SHORT EXERCISE:
Nothing in the data should change when you return it, but leave the pictures out.
━━━ COLLECTED DATA
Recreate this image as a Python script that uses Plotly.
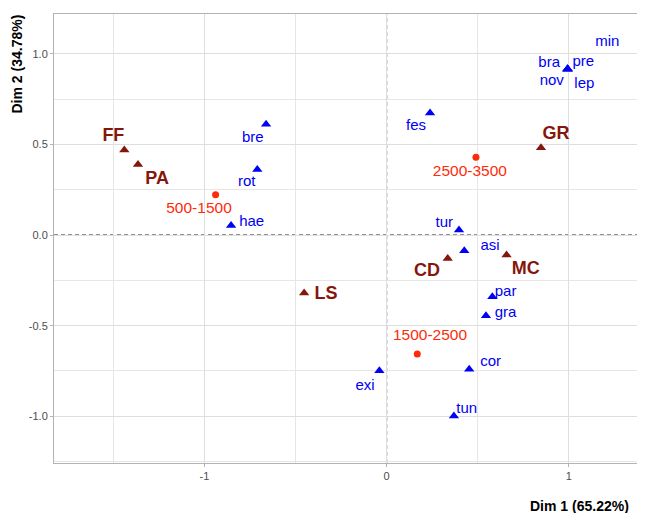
import plotly.graph_objects as go

# Active variable categories (dark red)
act_names = ["FF", "PA", "GR", "LS", "CD", "MC"]
act_x = [-1.44, -1.365, 0.847, -0.453, 0.335, 0.658]
act_y = [0.469, 0.39, 0.482, -0.32, -0.129, -0.11]
act_lx = [-1.50, -1.26, 0.929, -0.333, 0.221, 0.763]
act_ly = [0.546, 0.309, 0.557, -0.326, -0.199, -0.189]

# Supplementary categories (red dots)
sup_names = ["500-1500", "2500-3500", "1500-2500"]
sup_x = [-0.939, 0.49, 0.168]
sup_y = [0.222, 0.43, -0.657]
sup_lx = [-1.03, 0.457, 0.238]
sup_ly = [0.143, 0.348, -0.556]

# Individuals (blue triangles)
ind_names = ["bra", "pre", "nov", "lep", "min", "bre", "rot", "hae", "fes",
             "tur", "asi", "par", "gra", "exi", "cor", "tun"]
ind_x = [0.993, 0.993, 0.993, 0.993, 0.993, -0.662, -0.71, -0.854, 0.238,
         0.397, 0.426, 0.58, 0.545, -0.04, 0.453, 0.369]
ind_y = [0.916, 0.916, 0.916, 0.916, 0.916, 0.612, 0.362, 0.053, 0.673,
         0.028, -0.087, -0.34, -0.445, -0.749, -0.74, -0.999]
ind_lx = [0.892, 1.079, 0.906, 1.085, 1.211, -0.735, -0.768, -0.741, 0.161,
          0.316, 0.567, 0.653, 0.653, -0.119, 0.571, 0.439]
ind_ly = [0.948, 0.956, 0.85, 0.832, 1.063, 0.537, 0.289, 0.072, 0.602,
          0.065, -0.064, -0.313, -0.432, -0.833, -0.703, -0.959]

x_ticks = [-1, 0, 1]
y_ticks = [-1.0, -0.5, 0.0, 0.5, 1.0]

DARK = "#85160C"
RED = "#FF2A0A"
BLUE = "#0000F5"
FONT = "Liberation Sans, Arial, sans-serif"

fig = go.Figure()

# dashed reference lines
fig.add_hline(y=0, line=dict(color="#111111", width=1, dash="4px,3px"), layer="below")
fig.add_vline(x=0, line=dict(color="#111111", width=1, dash="4px,3px"), layer="below")

fig.add_trace(go.Scatter(x=ind_x, y=ind_y, mode="markers",
                         marker=dict(symbol="triangle-up", size=9, color=BLUE),
                         hoverinfo="skip"))
fig.add_trace(go.Scatter(x=sup_x, y=sup_y, mode="markers",
                         marker=dict(symbol="circle", size=7, color=RED),
                         hoverinfo="skip"))
fig.add_trace(go.Scatter(x=act_x, y=act_y, mode="markers",
                         marker=dict(symbol="triangle-up", size=9, color=DARK),
                         hoverinfo="skip"))

# labels
fig.add_trace(go.Scatter(x=ind_lx, y=ind_ly, mode="text", text=ind_names,
                         textfont=dict(family=FONT, size=15, color=BLUE),
                         hoverinfo="skip"))
fig.add_trace(go.Scatter(x=sup_lx, y=sup_ly, mode="text", text=sup_names,
                         textfont=dict(family=FONT, size=15.5, color=RED),
                         hoverinfo="skip"))
fig.add_trace(go.Scatter(x=act_lx, y=act_ly, mode="text",
                         text=["<b>%s</b>" % n for n in act_names],
                         textfont=dict(family=FONT, size=18, color=DARK),
                         hoverinfo="skip"))

axis_common = dict(
    showgrid=True, gridcolor="#DEDEDE", gridwidth=1,
    zeroline=False, showline=True, linecolor="#B3B3B3", linewidth=1, mirror=True,
    ticks="outside", ticklen=3, tickcolor="#B3B3B3",
    tickfont=dict(family=FONT, size=11, color="#4D4D4D"),
)

fig.update_xaxes(range=[-1.826, 1.374], tickvals=x_ticks,
                 ticktext=[str(v) for v in x_ticks],
                 minor=dict(tickvals=[-1.5, -0.5, 0.5], showgrid=True,
                            gridcolor="#E6E6E6", ticks=""),
                 **axis_common)
fig.update_yaxes(range=[-1.258, 1.22], tickvals=y_ticks,
                 ticktext=["%.1f" % v for v in y_ticks],
                 minor=dict(tickvals=[-1.25, -0.75, -0.25, 0.25, 0.75], showgrid=True,
                            gridcolor="#E6E6E6", ticks=""),
                 **axis_common)

fig.add_annotation(text="<b>Dim 1 (65.22%)</b>", xref="paper", yref="paper",
                   x=1.0, y=0, xanchor="right", yanchor="top", yshift=-33, xshift=-6,
                   showarrow=False, font=dict(family=FONT, size=14, color="black"))
fig.add_annotation(text="<b>Dim 2 (34.78%)</b>", xref="paper", yref="paper",
                   x=0, y=1.0, xanchor="right", yanchor="top", xshift=-28, yshift=1,
                   textangle=-90, showarrow=False,
                   font=dict(family=FONT, size=14, color="black"))

# page body has an 8px margin, so the figure is sized to fit inside it
fig.update_layout(
    width=637, height=505,
    margin=dict(l=46, r=8, t=6, b=50),
    plot_bgcolor="white", paper_bgcolor="white",
    showlegend=False,
)

fig.write_html("out.html")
━━━━━━
RESPONSE FOR THIS EXERCISE:
Recreate this image as a Python script that uses Plotly.
import plotly.graph_objects as go

# Active variable categories (dark red)
act_names = ["FF", "PA", "GR", "LS", "CD", "MC"]
act_x = [-1.44, -1.365, 0.847, -0.453, 0.335, 0.658]
act_y = [0.469, 0.39, 0.482, -0.32, -0.129, -0.11]
act_lx = [-1.50, -1.26, 0.929, -0.333, 0.221, 0.763]
act_ly = [0.546, 0.309, 0.557, -0.326, -0.199, -0.189]

# Supplementary categories (red dots)
sup_names = ["500-1500", "2500-3500", "1500-2500"]
sup_x = [-0.939, 0.49, 0.168]
sup_y = [0.222, 0.43, -0.657]
sup_lx = [-1.03, 0.457, 0.238]
sup_ly = [0.143, 0.348, -0.556]

# Individuals (blue triangles)
ind_names = ["bra", "pre", "nov", "lep", "min", "bre", "rot", "hae", "fes",
             "tur", "asi", "par", "gra", "exi", "cor", "tun"]
ind_x = [0.993, 0.993, 0.993, 0.993, 0.993, -0.662, -0.71, -0.854, 0.238,
         0.397, 0.426, 0.58, 0.545, -0.04, 0.453, 0.369]
ind_y = [0.916, 0.916, 0.916, 0.916, 0.916, 0.612, 0.362, 0.053, 0.673,
         0.028, -0.087, -0.34, -0.445, -0.749, -0.74, -0.999]
ind_lx = [0.892, 1.079, 0.906, 1.085, 1.211, -0.735, -0.768, -0.741, 0.161,
          0.316, 0.567, 0.653, 0.653, -0.119, 0.571, 0.439]
ind_ly = [0.948, 0.956, 0.85, 0.832, 1.063, 0.537, 0.289, 0.072, 0.602,
          0.065, -0.064, -0.313, -0.432, -0.833, -0.703, -0.959]

x_ticks = [-1, 0, 1]
y_ticks = [-1.0, -0.5, 0.0, 0.5, 1.0]

DARK = "#85160C"
RED = "#FF2A0A"
BLUE = "#0000F5"
FONT = "Liberation Sans, Arial, sans-serif"

fig = go.Figure()

# dashed reference lines
fig.add_hline(y=0, line=dict(color="#111111", width=1, dash="4px,3px"), layer="below")
fig.add_vline(x=0, line=dict(color="#111111", width=1, dash="4px,3px"), layer="below")

fig.add_trace(go.Scatter(x=ind_x, y=ind_y, mode="markers",
                         marker=dict(symbol="triangle-up", size=9, color=BLUE),
                         hoverinfo="skip"))
fig.add_trace(go.Scatter(x=sup_x, y=sup_y, mode="markers",
                         marker=dict(symbol="circle", size=7, color=RED),
                         hoverinfo="skip"))
fig.add_trace(go.Scatter(x=act_x, y=act_y, mode="markers",
                         marker=dict(symbol="triangle-up", size=9, color=DARK),
                         hoverinfo="skip"))

# labels
fig.add_trace(go.Scatter(x=ind_lx, y=ind_ly, mode="text", text=ind_names,
                         textfont=dict(family=FONT, size=15, color=BLUE),
                         hoverinfo="skip"))
fig.add_trace(go.Scatter(x=sup_lx, y=sup_ly, mode="text", text=sup_names,
                         textfont=dict(family=FONT, size=15.5, color=RED),
                         hoverinfo="skip"))
fig.add_trace(go.Scatter(x=act_lx, y=act_ly, mode="text",
                         text=["<b>%s</b>" % n for n in act_names],
                         textfont=dict(family=FONT, size=18, color=DARK),
                         hoverinfo="skip"))

axis_common = dict(
    showgrid=True, gridcolor="#DEDEDE", gridwidth=1,
    zeroline=False, showline=True, linecolor="#B3B3B3", linewidth=1, mirror=True,
    ticks="outside", ticklen=3, tickcolor="#B3B3B3",
    tickfont=dict(family=FONT, size=11, color="#4D4D4D"),
)

fig.update_xaxes(range=[-1.826, 1.374], tickvals=x_ticks,
                 ticktext=[str(v) for v in x_ticks],
                 minor=dict(tickvals=[-1.5, -0.5, 0.5], showgrid=True,
                            gridcolor="#E6E6E6", ticks=""),
                 **axis_common)
fig.update_yaxes(range=[-1.258, 1.22], tickvals=y_ticks,
                 ticktext=["%.1f" % v for v in y_ticks],
                 minor=dict(tickvals=[-1.25, -0.75, -0.25, 0.25, 0.75], showgrid=True,
                            gridcolor="#E6E6E6", ticks=""),
                 **axis_common)

fig.add_annotation(text="<b>Dim 1 (65.22%)</b>", xref="paper", yref="paper",
                   x=1.0, y=0, xanchor="right", yanchor="top", yshift=-33, xshift=-6,
                   showarrow=False, font=dict(family=FONT, size=14, color="black"))
fig.add_annotation(text="<b>Dim 2 (34.78%)</b>", xref="paper", yref="paper",
                   x=0, y=1.0, xanchor="right", yanchor="top", xshift=-28, yshift=1,
                   textangle=-90, showarrow=False,
                   font=dict(family=FONT, size=14, color="black"))

# page body has an 8px margin, so the figure is sized to fit inside it
fig.update_layout(
    width=637, height=505,
    margin=dict(l=46, r=8, t=6, b=50),
    plot_bgcolor="white", paper_bgcolor="white",
    showlegend=False,
)

fig.write_html("out.html")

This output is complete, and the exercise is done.